Newswise — The work of a Kansas State University professor is

challenging the assumption that genetically engineered plants are the

great scientific and technological revolution in agriculture and the

only efficient and cheap way to feed a growing population.

 

Jianming Yu, an assistant professor of agronomy, is teaming with Rex

Bernardo, a professor of agronomy and plant genetics at the

University of Minnesota, on research with marker-assisted selection.

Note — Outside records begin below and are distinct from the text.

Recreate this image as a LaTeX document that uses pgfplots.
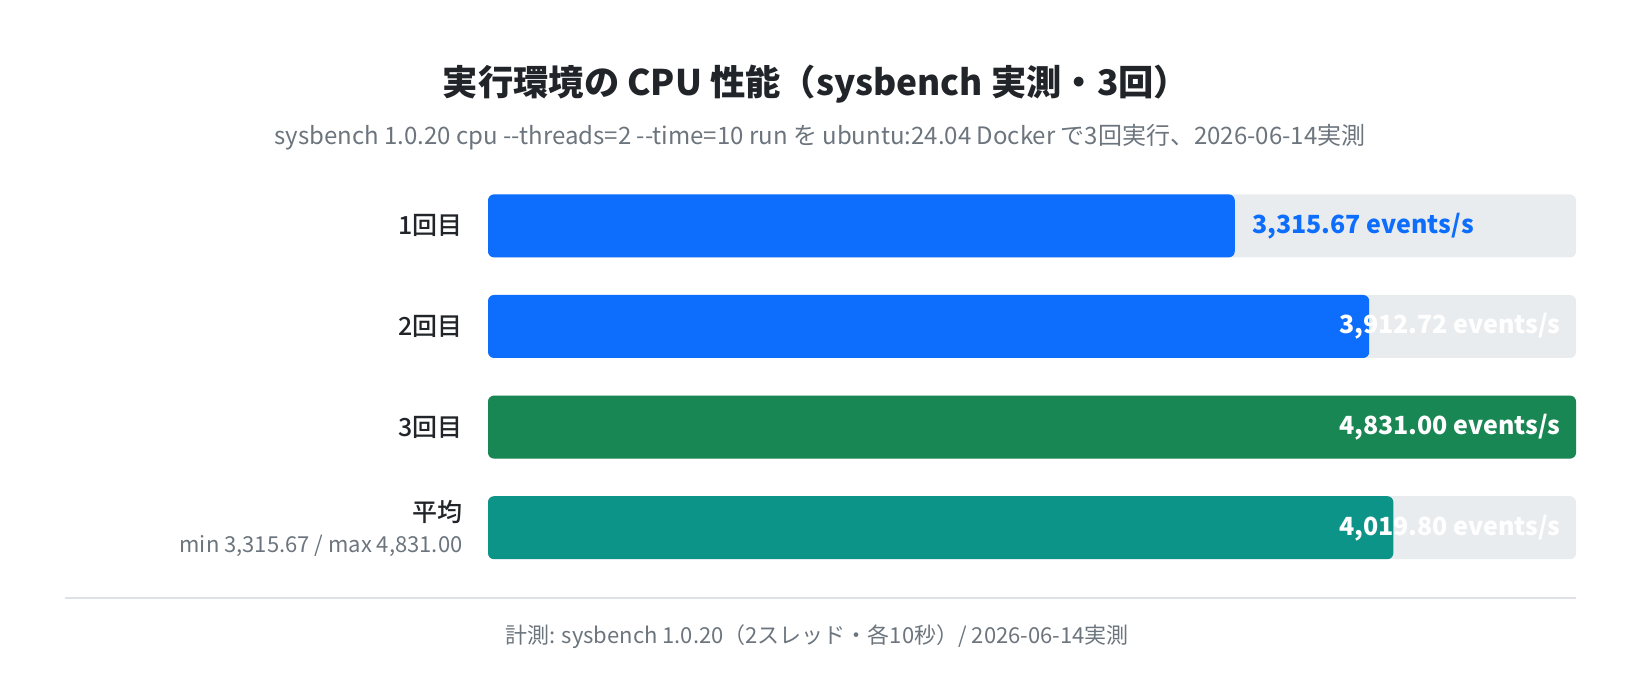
\documentclass[border=0pt]{standalone}
\usepackage{fontspec}
\setmainfont{Noto Sans CJK JP}
\newfontfamily\jpmed{Noto Sans CJK JP Medium}
\usepackage{pgfplots}
\pgfplotsset{compat=1.18}
\definecolor{textdark}{HTML}{212529}
\definecolor{textgrey}{HTML}{6C757D}
\definecolor{track}{HTML}{E9ECEF}
\definecolor{sepline}{HTML}{DEE2E6}
\definecolor{cblue}{HTML}{0D6EFD}
\definecolor{cgreen}{HTML}{198754}
\definecolor{cteal}{HTML}{0D9488}
\begin{document}
\begin{tikzpicture}[x=1bp,y=1bp]
\path (0,0) rectangle (1640,692);
\node[font=\fontsize{35.3bp}{41bp}\selectfont\bfseries, text=textdark] at (816,608) {実行環境の CPU 性能（sysbench 実測・3回）};
\node[font=\fontsize{24bp}{28bp}\selectfont, text=textgrey] at (820,555) {sysbench 1.0.20 cpu -\kern0pt-threads=2 -\kern0pt-time=10 run を ubuntu:24.04 Docker で3回実行、2026-06-14実測};
\draw[sepline, line width=2bp] (65,94) -- (1576,94);
\node[font=\fontsize{22bp}{26bp}\selectfont, text=textgrey] at (817,55) {計測: sysbench 1.0.20（2スレッド・各10秒）/ 2026-06-14実測};
\begin{axis}[
  at={(488bp,516.4bp)}, anchor=north west,
  scale only axis, width=1088bp, height=402.4bp,
  xmin=0, xmax=4831, ymin=0.5, ymax=4.5, y dir=reverse,
  hide axis, clip=false,
  xbar, bar width=63bp, bar shift=0pt,
]
\addplot[fill=track, draw=none, rounded corners=6bp] coordinates {(4831,1) (4831,2) (4831,3) (4831,4)};
\addplot[fill=cblue, draw=none, rounded corners=6bp] coordinates {(3315.67,1) (3912.72,2)};
\addplot[fill=cgreen, draw=none, rounded corners=6bp] coordinates {(4831,3)};
\addplot[fill=cteal, draw=none, rounded corners=6bp] coordinates {(4019.80,4)};
\begin{scope}[font=\fontsize{25bp}{29bp}\selectfont\bfseries]
\node[anchor=west, xshift=14bp, text=cblue] at (axis cs:3315.67,1) {3,315.67 events/s};
\node[anchor=east, xshift=-12bp, text=white] at (axis cs:4831,2) {3,912.72 events/s};
\node[anchor=east, xshift=-12bp, text=white] at (axis cs:4831,3) {4,831.00 events/s};
\node[anchor=east, xshift=-12bp, text=white] at (axis cs:4831,4) {4,019.80 events/s};
\end{scope}
\begin{scope}[font=\fontsize{25bp}{29bp}\selectfont\jpmed]
\node[anchor=east, xshift=-22bp, text=textdark] at (axis cs:0,1) {1回目};
\node[anchor=east, xshift=-22bp, text=textdark] at (axis cs:0,2) {2回目};
\node[anchor=east, xshift=-22bp, text=textdark] at (axis cs:0,3) {3回目};
\node[anchor=east, xshift=-22bp, yshift=15.7bp, text=textdark] at (axis cs:0,4) {平均};
\end{scope}
\node[anchor=east, xshift=-22bp, yshift=-18bp, text=textgrey, font=\fontsize{22bp}{26bp}\selectfont] at (axis cs:0,4) {min 3,315.67 / max 4,831.00};
\end{axis}
\end{tikzpicture}
\end{document}
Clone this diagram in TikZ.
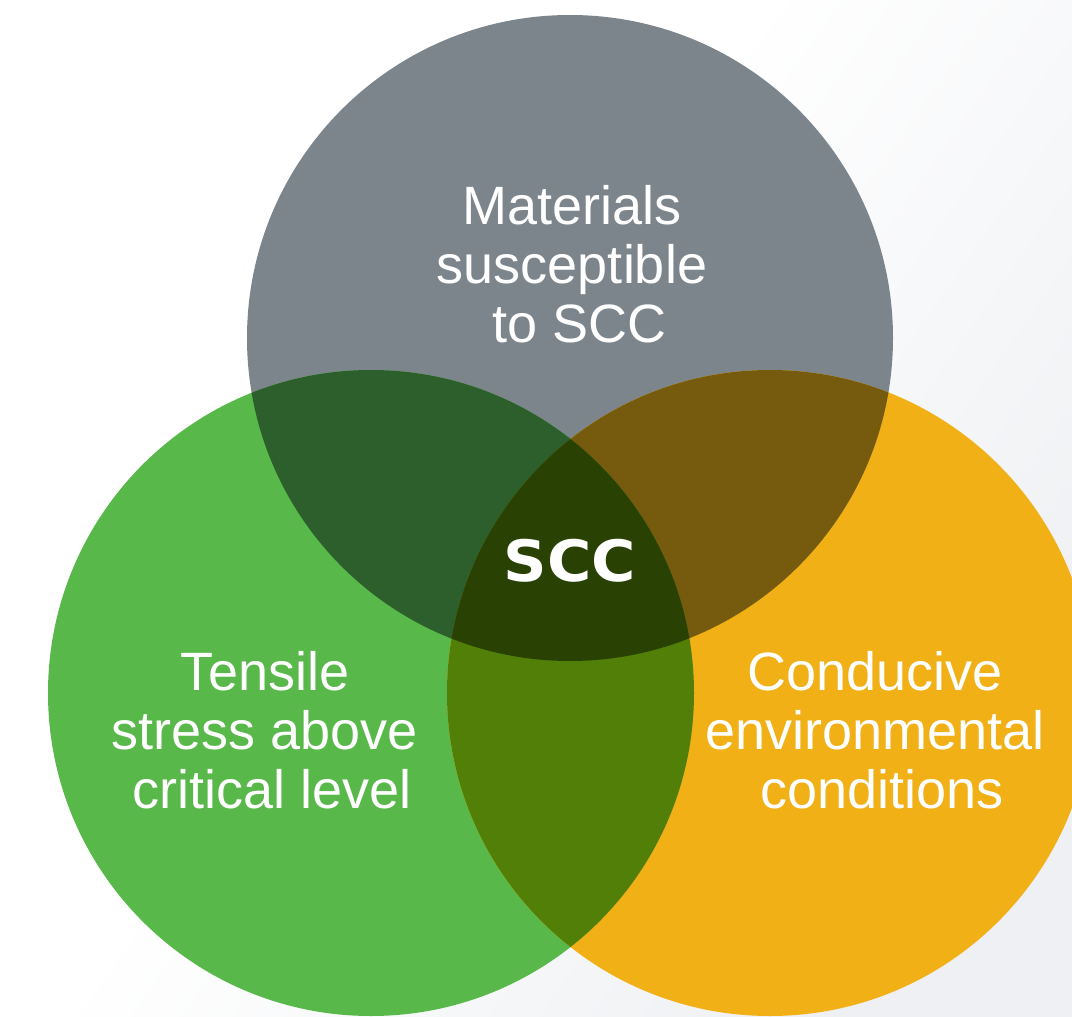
\documentclass[tikz,border=0pt]{standalone}
\usepackage{fontspec}
\setmainfont{Liberation Sans}
\newfontfamily\sccfont[FakeStretch=1.06]{DejaVu Sans}
\usetikzlibrary{positioning,shadings}

\definecolor{matgray}{HTML}{7D858C}
\definecolor{tengreen}{HTML}{58B84A}
\definecolor{envorange}{HTML}{F0B016}
\definecolor{mtgreen}{HTML}{2C5F2B}
\definecolor{mebrown}{HTML}{765A0E}
\definecolor{teolive}{HTML}{517F08}
\definecolor{alldark}{HTML}{294203}
\definecolor{bgcorner}{HTML}{EEF0F3}
\pgfdeclarehorizontalshading{bgfade}{100bp}{color(0bp)=(white);
  color(45bp)=(white); color(75bp)=(bgcorner); color(100bp)=(bgcorner)}

\begin{document}
\begin{tikzpicture}[x=1pt,y=-1pt,
    circtext/.style={text=white,align=center,inner sep=0pt,
      font=\fontsize{54}{59}\selectfont}]
      % frame and background
      \useasboundingbox (0,0) rectangle (1072,1017);
      \shade[shading=bgfade,shading angle=-35]
        (0,0) rectangle (1072,1017);
      \def\rad{323}
      \coordinate (mat) at (570,338);
      \coordinate (ten) at (371,693);
      \coordinate (env) at (770,693);
      \begin{scope}
        \clip (0,0) rectangle (1072,1017);
        \fill[matgray] (mat) circle[radius=\rad];
        \fill[tengreen] (ten) circle[radius=\rad];
        \fill[envorange] (env) circle[radius=\rad];
        % overlaps
        \begin{scope}
          \clip (mat) circle[radius=\rad];
          \fill[mtgreen] (ten) circle[radius=\rad];
          \fill[mebrown] (env) circle[radius=\rad];
        \end{scope}
        \begin{scope}
          \clip (ten) circle[radius=\rad];
          \fill[teolive] (env) circle[radius=\rad];
          \clip (env) circle[radius=\rad];
          \fill[alldark] (mat) circle[radius=\rad];
        \end{scope}
      \end{scope}
      \node[circtext] (matlabel) at (572,264) {Materials\\susceptible\\\hspace*{16pt}to SCC};
      \node[circtext] (tenlabel) at (265,730) {Tensile\\stress above\\\hspace*{14pt}critical level};
      \node[circtext] (envlabel) at (875,730) {Conducive\\environmental\\\hspace*{14pt}conditions};
      \node[text=white,inner sep=0pt,font=\sccfont\bfseries\fontsize{57}{60}\selectfont]
        (scc) at (570,561) {SCC};
    \end{tikzpicture}
\end{document}
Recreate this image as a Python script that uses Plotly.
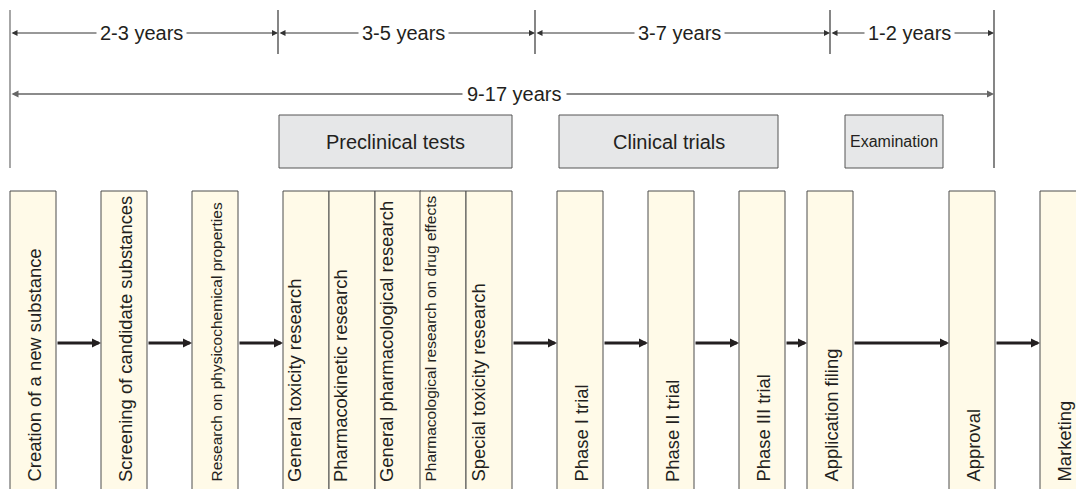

This agricultural technology offers a sophisticated method to greatly

accelerate classical breeding through genetic analysis and selection

of existing natural diversity in various crops without having to

resort to alien species. Currently, marker-assisted selection has

been a routine in many private seed companies with large-scale

fingerprinting, global germplasm assessment and comprehensive

bioinformatics support.

 

Yu's and Bernardo's research is focused on breeding methodology,

finding more efficient ways to breed better varieties of corn,

sorghum, wheat or barley that yield higher, require less irrigation

and are resistant to diseases in farmers' fields. The pair's work was

recently published in an edition of the scientific journal Crop

Science.

 

" With abundant molecular markers that can be routinely processed with

modern genomic technology, we found it is more efficient to focus on

selection based information all across the genome rather than the

traditional way of genomic regions containing signals that pass a

threshold, " Yu said.

 

Their research is " a result of our constant deliberation of how to

incorporate modern genomic technologies into breeding process, a more

general term as genomic-assisted plant breeding, which differs from

what scientists have been doing -- using markers to guide the

introgression of single or multiple disease resistance genes, " Yu

said.

 

" The traditional way is to identify genome regions that show

significant information, " he said. " The new way is to consider all

information genomewide. In other words, we strategically shifted the

focus from finding the most interesting genome areas to considering

all information simultaneously. This is critical, especially given

that most of traits with agricultural importance are controlled by

many interacting genomic regions and their individual effects are

relatively small. "

 

Yu and Bernardo plan to conduct experiments with sorghum in Kansas

and maize in Minnesota.

 

" It will provide breeders, public or private, a powerful tool to

advance their breeding practices, " Yu said.